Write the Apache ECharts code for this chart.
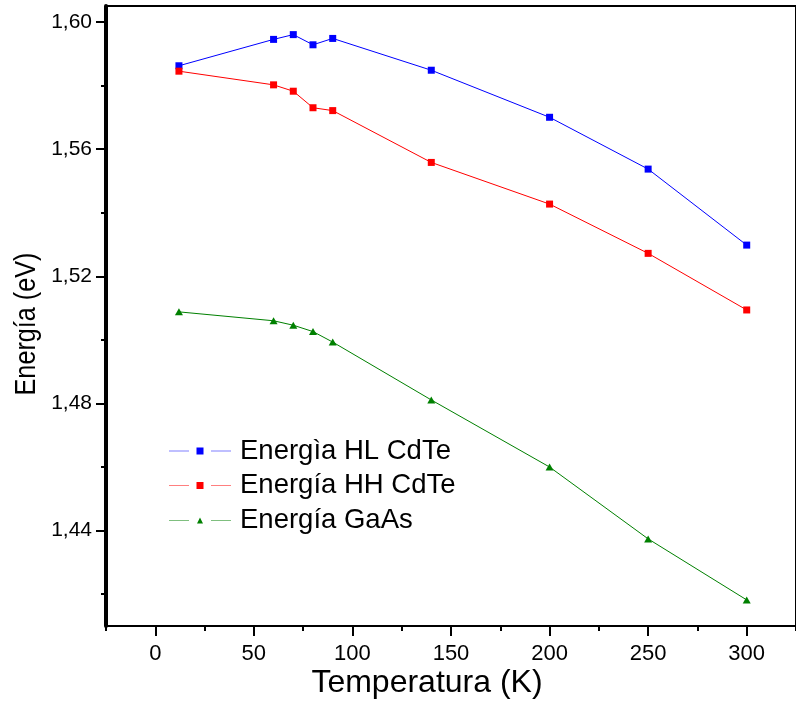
<!DOCTYPE html>
<html>
<head>
<meta charset="utf-8">
<script src="https://cdn.jsdelivr.net/npm/echarts@6/dist/echarts.min.js"></script>
<style>
  html, body { margin: 0; padding: 0; background: #fff; }
  #chart { width: 796px; height: 706px; }
</style>
</head>
<body>
<div id="chart"></div>
<script>
// Temperature (K) of each measurement
const temperatures = [12, 60, 70, 80, 90, 140, 200, 250, 300];

// Transition energies (eV)
const energyHL = [1.5862, 1.5945, 1.5960, 1.5928, 1.5948, 1.5848, 1.5700, 1.5537, 1.5298];
const energyHH = [1.5845, 1.5802, 1.5782, 1.5730, 1.5721, 1.5558, 1.5427, 1.5272, 1.5094];
const energyGaAs = [1.5088, 1.5060, 1.5046, 1.5026, 1.4993, 1.4811, 1.4600, 1.4374, 1.4182];

const seriesNames = ['Energìa HL CdTe', 'Energía HH CdTe', 'Energía GaAs'];

// Axis ticks
const xMajorTicks = [0, 50, 100, 150, 200, 250, 300];
const xMinorTicks = [-25, 25, 75, 125, 175, 225, 275, 325];
const yMajorTicks = [1.44, 1.48, 1.52, 1.56, 1.60];
const yMinorTicks = [1.42, 1.46, 1.50, 1.54, 1.58];

const FONT = '"Liberation Sans", Arial, sans-serif';

function pairs(xs, ys) { return xs.map((x, i) => [x, ys[i]]); }

// Legend glyphs: line, gap, marker, gap, line
const iconSquare = 'path://M0,3.2H20V3.8H0Z M27.5,0H34.5V7H27.5Z M42,3.2H62V3.8H42Z';
const iconTriangle = 'path://M0,3.7H20V4.3H0Z M31,1L34,7H28Z M42,3.7H62V4.3H42Z M0,0H0.01V0.01H0Z';

const chart = echarts.init(document.getElementById('chart'), null, { renderer: 'canvas' });

const axisLineStyle = { color: '#000', width: 2 };
const tickStyle = { color: '#000', width: 2 };

chart.setOption({
  animation: false,
  backgroundColor: '#fff',
  // plot frame
  grid: {
    left: 106, top: 6, right: -6, bottom: 80, containLabel: false,
    show: true, borderColor: '#000', borderWidth: 2, backgroundColor: 'transparent'
  },
  xAxis: [
    {
      type: 'value', position: 'bottom', min: -25, max: 325,
      axisLine: { show: true, onZero: false, lineStyle: axisLineStyle },
      axisTick: { show: true, length: 10, lineStyle: tickStyle, customValues: xMajorTicks },
      axisLabel: { show: true, customValues: xMajorTicks, color: '#000', fontSize: 22, fontFamily: FONT, margin: 17 },
      splitLine: { show: false }
    },
    {
      type: 'value', position: 'bottom', min: -25, max: 325,
      axisLine: { show: false, onZero: false },
      axisTick: { show: true, length: 5, lineStyle: tickStyle, customValues: xMinorTicks },
      axisLabel: { show: false },
      splitLine: { show: false }
    }
  ],
  yAxis: [
    {
      type: 'value', position: 'left', min: 1.41, max: 1.605,
      axisLine: { show: true, onZero: false, lineStyle: { color: '#000', width: 4 } },
      axisTick: { show: true, length: 10, lineStyle: tickStyle, customValues: yMajorTicks },
      axisLabel: {
        show: true, customValues: yMajorTicks, color: '#000', fontSize: 21, fontFamily: FONT, margin: 14,
        formatter: v => v.toFixed(2).replace('.', ',')
      },
      splitLine: { show: false }
    },
    {
      type: 'value', position: 'left', min: 1.41, max: 1.605,
      axisLine: { show: false, onZero: false },
      axisTick: { show: true, length: 5, lineStyle: tickStyle, customValues: yMinorTicks },
      axisLabel: { show: false },
      splitLine: { show: false }
    }
  ],
  legend: {
    orient: 'vertical',
    left: 169, top: 437,
    padding: 0,
    itemWidth: 62, itemHeight: 7,
    itemGap: 6.5,
    symbolKeepAspect: true,
    textStyle: { color: '#000', fontSize: 27.5, fontFamily: FONT, lineHeight: 27, padding: [0, 0, 0, 4] },
    data: [
      { name: seriesNames[0], icon: iconSquare },
      { name: seriesNames[1], icon: iconSquare },
      { name: seriesNames[2], icon: iconTriangle }
    ]
  },
  graphic: [
    {
      type: 'text', x: 427, y: 667, silent: true,
      style: { text: 'Temperatura (K)', fill: '#000', font: '32px ' + FONT, align: 'center', verticalAlign: 'top' }
    },
    {
      type: 'text', x: 12, y: 324, rotation: Math.PI / 2, scaleX: 0.84, silent: true,
      style: { text: 'Energía (eV)', fill: '#000', font: '30px ' + FONT, align: 'center', verticalAlign: 'top' }
    }
  ],
  series: [
    {
      name: seriesNames[0], type: 'line', xAxisIndex: 0, yAxisIndex: 0,
      data: pairs(temperatures, energyHL),
      symbol: 'rect', symbolSize: 7, showAllSymbol: true,
      itemStyle: { color: '#0000ff' }, lineStyle: { color: '#0000ff', width: 1 }
    },
    {
      name: seriesNames[1], type: 'line', xAxisIndex: 0, yAxisIndex: 0,
      data: pairs(temperatures, energyHH),
      symbol: 'rect', symbolSize: 7, showAllSymbol: true,
      itemStyle: { color: '#ff0000' }, lineStyle: { color: '#ff0000', width: 1 }
    },
    {
      name: seriesNames[2], type: 'line', xAxisIndex: 0, yAxisIndex: 0,
      data: pairs(temperatures, energyGaAs),
      symbol: 'triangle', symbolSize: [8, 7], showAllSymbol: true,
      itemStyle: { color: '#008000' }, lineStyle: { color: '#008000', width: 1 }
    }
  ]
});
</script>
</body>
</html>
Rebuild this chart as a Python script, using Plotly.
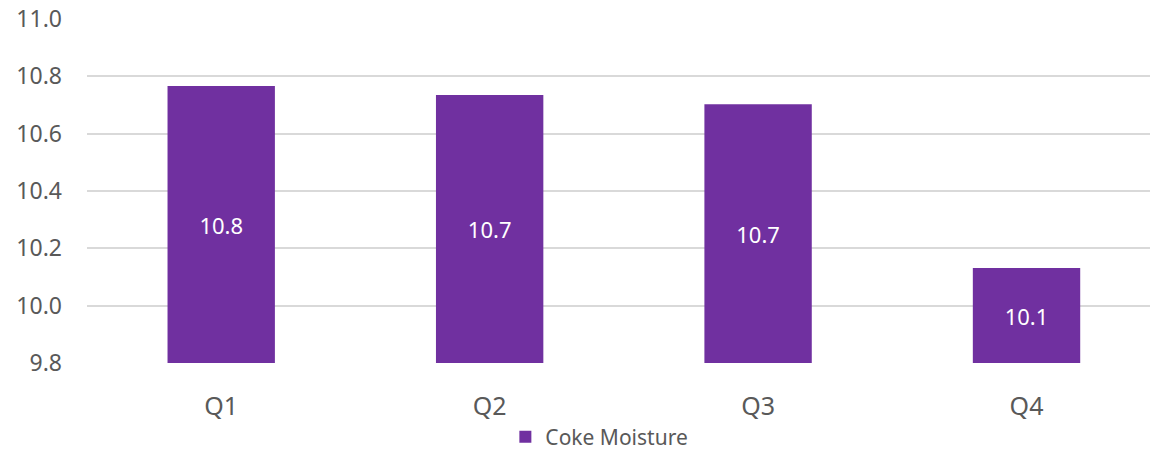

==*==

◆ Goal:
Go from the first line of the data above to the line containing "const seriesNames = ['Energìa" and retype exactly those lines, both included, but none of the pictures.

◆ Complete output:
Write the Apache ECharts code for this chart.
<!DOCTYPE html>
<html>
<head>
<meta charset="utf-8">
<script src="https://cdn.jsdelivr.net/npm/echarts@6/dist/echarts.min.js"></script>
<style>
  html, body { margin: 0; padding: 0; background: #fff; }
  #chart { width: 796px; height: 706px; }
</style>
</head>
<body>
<div id="chart"></div>
<script>
// Temperature (K) of each measurement
const temperatures = [12, 60, 70, 80, 90, 140, 200, 250, 300];

// Transition energies (eV)
const energyHL = [1.5862, 1.5945, 1.5960, 1.5928, 1.5948, 1.5848, 1.5700, 1.5537, 1.5298];
const energyHH = [1.5845, 1.5802, 1.5782, 1.5730, 1.5721, 1.5558, 1.5427, 1.5272, 1.5094];
const energyGaAs = [1.5088, 1.5060, 1.5046, 1.5026, 1.4993, 1.4811, 1.4600, 1.4374, 1.4182];

const seriesNames = ['Energìa HL CdTe', 'Energía HH CdTe', 'Energía GaAs'];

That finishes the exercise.